Licensure. The bill’s licensure requirement becomes effective on July 1, 2025. Therefore, after this date lapses, any nonexempt entity will be prohibited from engaging in digital financial asset business activity with residents of California unless the entity either has already obtained a license from the DFPI or has applied for licensure prior to July 1, 2025. Entities including, but not limited to, FDIC-insured banks, trust companies, and federally and state-chartered credit unions are exempt from the licensure requirements of the bill. Interestingly, the bill allows the DFPI commissioner to issue “conditional licenses” to applicants who have either obtained the elusive New York Department of Financial Services (NYDFS) “BitLicense” or have obtained a “limited purpose trust charter” from the NYDFS.

Supervisory Authority. The DFPI’s supervisory authority only applies to licensees and their agents, and it does not apply to non-licensees (discussed below). Without prior notice to any licensee, the DFPI may examine the business of any licensee or its agent to determine “whether the business is being conducted in a lawful manner and whether all digital financial asset business activity is properly accounted for.” Among other things, licensees are required to maintain records related to all digital financial asset business activity with a California resident for five years after the date of the activity.

Enforcement Authority.

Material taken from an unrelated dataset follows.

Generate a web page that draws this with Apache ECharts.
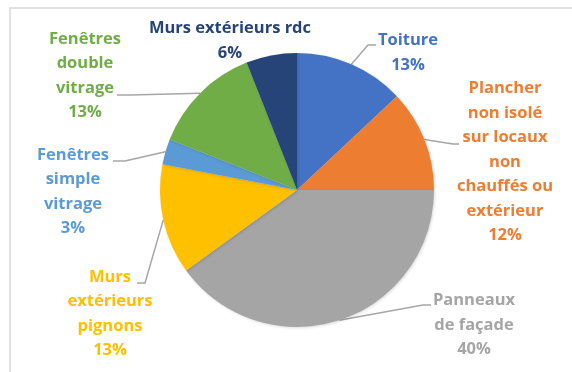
<!DOCTYPE html>
<html>
<head>
<meta charset="utf-8">
<style>
  html, body { margin: 0; padding: 0; background: #ffffff; }
  #chart { width: 572px; height: 372px; }
</style>
<script src="https://cdn.jsdelivr.net/npm/echarts@6/dist/echarts.min.js"></script>
</head>
<body>
<div id="chart"></div>
<script>
// Répartition des déperditions par poste
const categories = [
  'Toiture',
  'Plancher\nnon isolé\nsur locaux\nnon\nchauffés ou\nextérieur',
  'Panneaux\nde façade',
  'Murs\nextérieurs\npignons',
  'Fenêtres\nsimple\nvitrage',
  'Fenêtres\ndouble\nvitrage',
  'Murs extérieurs rdc'
];
const shares = [13, 12, 40, 13, 3, 13, 6];
const colors = ['#4472C4', '#ED7D31', '#A5A5A5', '#FFC000', '#5B9BD5', '#70AD47', '#264478'];

// Label block placement: centre x, centre y, leader bend point, leader end point
const labelSpots = [
  { x: 408, y: 53,  bend: [368, 45],  end: [376, 45] },
  { x: 505, y: 162, bend: [453, 144], end: [459, 144] },
  { x: 474, y: 325, bend: [423, 305], end: [431, 305] },
  { x: 110, y: 314, bend: [145, 283], end: [137, 283] },
  { x: 73,  y: 192, bend: [125, 161], end: [113, 161] },
  { x: 85,  y: 76,  bend: [130, 95],  end: [117, 95] },
  { x: 230, y: 41,  bend: null,       end: null }
];

const chart = echarts.init(document.getElementById('chart'), null, { renderer: 'canvas' });

const data = categories.map((name, i) => ({
  name: name,
  value: shares[i],
  itemStyle: { color: colors[i] },
  label: { color: colors[i] },
  labelLine: { show: labelSpots[i].bend !== null }
}));

chart.setOption({
  animation: false,
  backgroundColor: '#ffffff',
  graphic: [{
    type: 'rect',
    shape: { x: 10, y: 8, width: 620, height: 420 },
    style: { fill: 'none', stroke: '#d9d9d9', lineWidth: 1.5 },
    silent: true
  }],
  series: [{
    type: 'pie',
    center: [297, 190],
    radius: 137,
    startAngle: 90,
    clockwise: true,
    avoidLabelOverlap: false,
    itemStyle: {
      shadowBlur: 3,
      shadowColor: 'rgba(0,0,0,0.15)',
      shadowOffsetX: 1,
      shadowOffsetY: 1
    },
    label: {
      show: true,
      position: 'outside',
      formatter: '{b}\n{c}%',
      fontFamily: 'Open Sans',
      fontWeight: 'bold',
      fontSize: 16.5,
      lineHeight: 24.5,
      align: 'center'
    },
    labelLine: {
      show: true,
      length: 10,
      length2: 10,
      lineStyle: { color: '#a6a6a6', width: 1.5 }
    },
    labelLayout: function (params) {
      const spot = labelSpots[params.dataIndex];
      const out = {
        x: spot.x,
        y: spot.y,
        align: 'center',
        verticalAlign: 'middle'
      };
      if (spot.bend && params.labelLinePoints) {
        out.labelLinePoints = [params.labelLinePoints[0], spot.bend, spot.end];
      }
      return out;
    },
    data: data
  }]
});
</script>
</body>
</html>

The DFPI’s enforcement authority not only applies to licensees and their agents, but it also applies to non-licensees, which the bill defines as any person that has “engaged, is engaging in, or is about to engage in digital financial asset business activity with, or on behalf of, a resident.” Licensees and non-licensees will be subject to “enforcement measures” in circumstances that include, but are not limited to: (1) material violations of the bill, any rule or order issued under the bill, or any California law that applies to digital financial asset business activity of the violator; (2) failure to cooperate substantially with an examination or investigation by the DFPI, failure to pay a fee, or failure to submit a report or documentation; and (3) engaging in unsafe or unsound acts or practices, engaging in unfair or deceptive acts or practices, engaging in fraud or intentional misrepresentation, or misappropriation of assets of residents. To enforce its provisions, the bill affords the DFPI civil money penalty authority up to $100,000 per day for non-licensees and up to $20,000 per day for licensees when either party is in violation of the bill.

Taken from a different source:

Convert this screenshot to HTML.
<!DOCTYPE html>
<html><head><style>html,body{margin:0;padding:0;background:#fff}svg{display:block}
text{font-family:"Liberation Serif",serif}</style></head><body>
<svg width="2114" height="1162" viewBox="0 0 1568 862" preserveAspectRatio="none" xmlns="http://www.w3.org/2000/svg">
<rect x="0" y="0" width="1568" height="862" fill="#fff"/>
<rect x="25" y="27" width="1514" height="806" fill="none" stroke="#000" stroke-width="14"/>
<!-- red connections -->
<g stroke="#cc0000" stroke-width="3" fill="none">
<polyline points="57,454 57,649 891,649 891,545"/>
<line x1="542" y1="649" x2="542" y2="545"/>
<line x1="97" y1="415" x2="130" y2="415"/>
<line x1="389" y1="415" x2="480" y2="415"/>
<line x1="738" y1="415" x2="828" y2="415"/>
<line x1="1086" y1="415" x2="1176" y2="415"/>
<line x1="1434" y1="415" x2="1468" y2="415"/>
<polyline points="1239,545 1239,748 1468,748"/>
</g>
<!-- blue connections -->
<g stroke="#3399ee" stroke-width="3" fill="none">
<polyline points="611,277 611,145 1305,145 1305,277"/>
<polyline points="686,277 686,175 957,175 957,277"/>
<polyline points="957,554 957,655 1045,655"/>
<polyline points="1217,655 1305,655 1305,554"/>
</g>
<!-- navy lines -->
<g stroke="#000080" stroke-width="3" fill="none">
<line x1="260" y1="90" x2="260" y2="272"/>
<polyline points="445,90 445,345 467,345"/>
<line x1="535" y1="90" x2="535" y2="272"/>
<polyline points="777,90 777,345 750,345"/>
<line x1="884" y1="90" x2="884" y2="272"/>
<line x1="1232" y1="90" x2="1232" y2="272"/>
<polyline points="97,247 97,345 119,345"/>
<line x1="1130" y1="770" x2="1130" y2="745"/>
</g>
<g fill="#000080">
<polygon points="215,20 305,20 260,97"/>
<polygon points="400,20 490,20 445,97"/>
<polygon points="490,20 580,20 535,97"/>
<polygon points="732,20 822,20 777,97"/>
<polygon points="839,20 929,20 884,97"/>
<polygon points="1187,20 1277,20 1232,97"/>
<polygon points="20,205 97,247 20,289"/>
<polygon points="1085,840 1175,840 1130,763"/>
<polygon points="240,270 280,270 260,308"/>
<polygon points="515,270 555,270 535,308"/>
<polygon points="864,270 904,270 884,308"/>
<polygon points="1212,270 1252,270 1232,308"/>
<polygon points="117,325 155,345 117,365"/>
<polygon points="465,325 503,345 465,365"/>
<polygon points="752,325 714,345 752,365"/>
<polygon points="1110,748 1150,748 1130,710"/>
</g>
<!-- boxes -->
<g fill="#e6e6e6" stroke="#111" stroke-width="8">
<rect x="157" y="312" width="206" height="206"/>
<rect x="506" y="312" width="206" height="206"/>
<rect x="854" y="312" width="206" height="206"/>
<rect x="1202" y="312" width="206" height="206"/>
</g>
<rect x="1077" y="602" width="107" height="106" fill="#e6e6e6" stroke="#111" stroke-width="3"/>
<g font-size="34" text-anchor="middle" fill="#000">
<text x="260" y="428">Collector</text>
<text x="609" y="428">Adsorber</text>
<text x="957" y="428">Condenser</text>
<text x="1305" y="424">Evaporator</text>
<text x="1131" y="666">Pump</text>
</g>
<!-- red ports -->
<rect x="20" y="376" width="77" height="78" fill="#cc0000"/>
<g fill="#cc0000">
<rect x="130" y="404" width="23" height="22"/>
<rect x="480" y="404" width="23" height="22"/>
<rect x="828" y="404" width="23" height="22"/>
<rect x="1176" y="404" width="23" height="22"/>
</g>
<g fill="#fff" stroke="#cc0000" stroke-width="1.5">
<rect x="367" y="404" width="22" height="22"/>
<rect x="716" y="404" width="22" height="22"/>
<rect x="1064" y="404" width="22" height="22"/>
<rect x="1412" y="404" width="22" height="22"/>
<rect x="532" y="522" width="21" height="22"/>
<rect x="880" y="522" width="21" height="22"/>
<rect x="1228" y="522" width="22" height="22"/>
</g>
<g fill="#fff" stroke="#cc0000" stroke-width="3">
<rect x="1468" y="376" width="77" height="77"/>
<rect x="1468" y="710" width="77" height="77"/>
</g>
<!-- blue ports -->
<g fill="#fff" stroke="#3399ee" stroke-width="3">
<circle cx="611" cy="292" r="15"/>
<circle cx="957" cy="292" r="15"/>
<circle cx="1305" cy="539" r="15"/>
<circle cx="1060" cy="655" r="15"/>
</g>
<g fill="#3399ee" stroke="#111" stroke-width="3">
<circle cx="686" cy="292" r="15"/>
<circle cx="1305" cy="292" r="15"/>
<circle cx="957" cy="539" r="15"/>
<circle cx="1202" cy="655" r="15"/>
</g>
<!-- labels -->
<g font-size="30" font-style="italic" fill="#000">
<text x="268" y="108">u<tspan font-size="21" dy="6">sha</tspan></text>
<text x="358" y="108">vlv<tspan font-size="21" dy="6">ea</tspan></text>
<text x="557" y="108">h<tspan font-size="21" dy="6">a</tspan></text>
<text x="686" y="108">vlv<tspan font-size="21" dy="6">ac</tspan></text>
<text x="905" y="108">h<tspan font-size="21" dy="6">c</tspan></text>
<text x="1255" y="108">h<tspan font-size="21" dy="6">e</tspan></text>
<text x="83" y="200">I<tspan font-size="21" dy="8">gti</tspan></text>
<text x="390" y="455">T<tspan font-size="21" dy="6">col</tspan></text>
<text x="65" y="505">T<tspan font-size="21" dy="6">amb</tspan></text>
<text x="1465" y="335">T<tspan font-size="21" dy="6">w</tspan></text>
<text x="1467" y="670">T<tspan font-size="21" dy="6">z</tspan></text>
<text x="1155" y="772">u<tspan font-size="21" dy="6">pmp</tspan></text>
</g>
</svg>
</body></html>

Disclosure. Licensees are required to make certain pre-transaction disclosures and post-transaction disclosures to residents, including, but not limited to: (1) a schedule of fees and charges that may be assessed to a resident; (2) whether the offered product or service is insured; and (3) the name and contact information of the licensee. Resembling the Truth in Lending Act, the bill requires licensees to make disclosures “separately from any other information provided by the [licensee] and in a clear and conspicuous manner in a record the resident may keep.”

Stablecoins. The bill prohibits any entity required to obtain a license from exchanging, transferring, or storing a “stablecoin” unless the issuer of the stablecoin itself is either (1) an applicant, is licensed, is a bank, or a trust company; and (2) the issuer of the stablecoin must always maintain reserves (in the form of securities) that exceed the aggregate amount of its outstanding stablecoins issued or sold. Therefore, it seems that residents of California will only be able to utilize stablecoins that have been approved by the DFPI.

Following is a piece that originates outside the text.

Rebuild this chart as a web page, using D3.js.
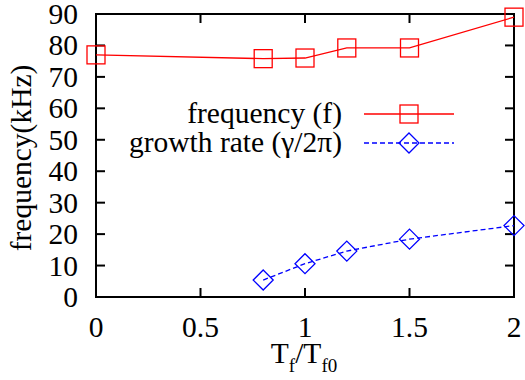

The bill’s definition of “stablecoin” is also very interesting. It attempts to carve out a “reasonable consumer” standard as it defines “stablecoin” as “a digital financial asset that is pegged to the U.S. dollar or another national currency, and is marketed in a manner that intends to establish a reasonable expectation or belief among the general public that the instrument will retain a nominal value that is so stable as to render the nominal value effectively fixed.”

Policies and Procedures. Before applying for a license, an applicant must create certain policies, procedures, and programs related to, among other things, the prevention of money laundering, prevention of terrorist financing, and the minimization of the likelihood that the licensee conducts business activity with unregistered securities. Moreover, the bill incorporates the Bank Secrecy Act by reference, and requires a licensee’s AML/CFT policy to include filing BSA-related reports like currency transaction reports and suspicious activity reports.

Our Take. On May 4, 2022, Newsom issued Executive Order N-9-22, which empowered the DFPI to seek public comment regarding its oversight of digital asset-related activity in California. A year later, the DFPI now has a comprehensive regulatory framework upon which it can devise rules, supervise industry participants, and commence enforcement actions. Although the Digital Financial Assets Law is all-encompassing, we anticipate that AML/CFT programs will be a major point of inspection for the DFPI considering the bill’s prerequisite that covered persons have robust AML/CFT programs in place before applying for licensure.